Frequently asked questions

Do you need a permit to open a winery in Phoenix?

Yes, several, on top of the state Series 13 license. Locally a Phoenix winery needs the City Council liquor recommendation, a city privilege tax license covering both the tasting-room pour and the retail bottle sale, a building permit and Certificate of Occupancy for the mixed industrial production and assembly tasting-room occupancy, a fire place-of-assembly permit if the tasting room holds 50 or more, fire permits for CO2 and hazardous materials, a winery wastewater pretreatment submission, a backflow assembly, and a sign permit. Maricopa County does not require a food permit for a tasting room that serves only wine and prepackaged snacks.

How long does a Phoenix liquor license take for a winery?

The city portion of the Series 13 process, the 20-day posting, department review, and a City Council vote, realistically runs 90 to 120 days from when the state forwards the application to Phoenix. If the Council recommends disapproval or a neighbor files a protest, it goes to the state Liquor Board and can stretch to 6 months or longer. Because Council agenda slots fill weeks in advance, this is the most schedule-sensitive local step, so start it before or alongside your buildout.

Does Phoenix tax wine sales differently by the glass versus to go?

The rate is the same but the reporting is not. Wine poured by the glass for drinking in the tasting room is taxed under the Restaurants and Bars classification at 2.8 percent, while a sealed bottle sold to take home is taxed under Retail at the same 2.8 percent. The two are reported under separate business codes on the Arizona TPT return, and combining them is non-compliant, so a winery has to track the two activities separately from the start.

Does a Phoenix winery need a county health permit for its tasting room?

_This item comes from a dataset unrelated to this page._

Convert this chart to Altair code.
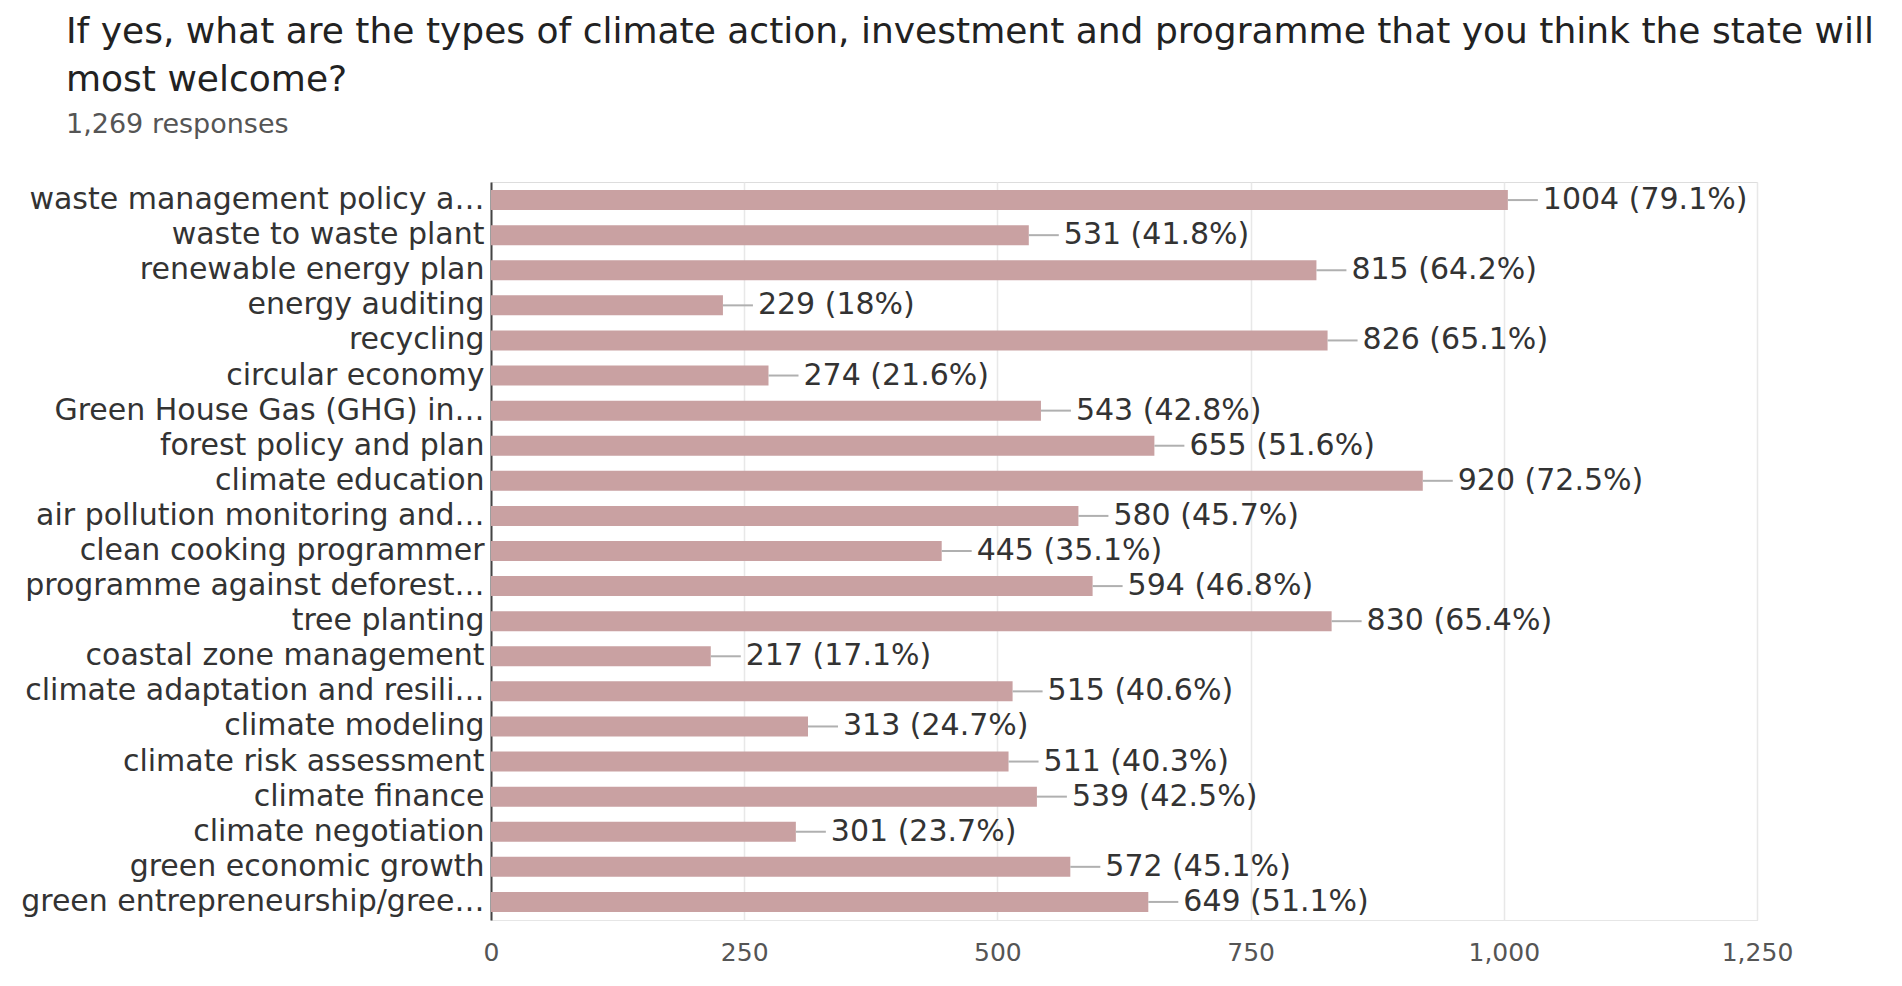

Not if the tasting room serves only wine and commercially prepackaged non-TCS snacks like crackers or pretzels. A licensed farm winery is exempt from Maricopa County food establishment permitting under the A.R.S. 36-136 exemption in the county guidance. The exemption disappears the moment any time-and-temperature-control food is served, including cut cheese, a cured-meat board, or anything cooked, at which point a full county food permit and its requirements apply.